From Jamie Oliver:
12 anchovy fillets in olive oil
a small glass of sweet white wine OR juice and zest of 1 lemon
24 largish fresh sage leaves
flour for dusting
for the batter:
255g/9oz strong flour
1 egg yolk
2 egg whites
155ml/5.5fl oz water
200ml/7fl oz fizzy mineral water
55ml/2fl oz olive oil
pinch of salt
marinate the anchovy fillets in the wine or lemon juice on a flat plate for at least an hour.
Make the batter by whisking the flour, salt, egg yolk and water until it is a thick custard consistency. Add the fizzy water a little at a time, then add the olive oil and stand for around 30 mins.
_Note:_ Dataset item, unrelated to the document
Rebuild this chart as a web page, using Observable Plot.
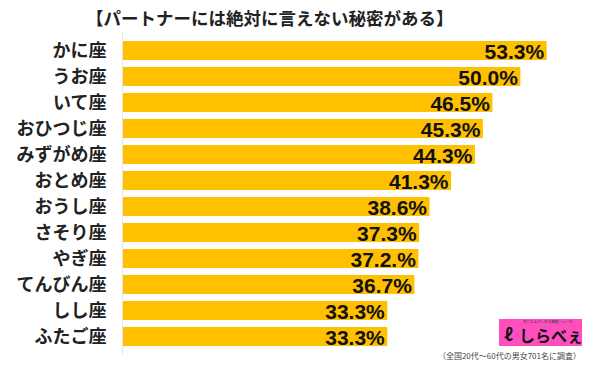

Moisten all the sage leaves with a little water and dust both sides with a little flour. Take 2 sage leaves and put an anchovy fillet between them to make a sandwich. Squeeze together firmly so a little moisture comes out of the anchovy to bind the sandwich.
Heat the sunflower oil on high in a sturdy frying pan up to frying temperature, then turn heat down to medium. While the oil is heating whisk the egg whites with a pinch of salt until stiff, then fold into the batter until smooth.
Dip the sage/anchovy sandwich in the batter and lower into the hot oil, fry around 6 at a time for a minute until golden and crisp,then drain on kitchen paper. Serve straight away before they go soggy.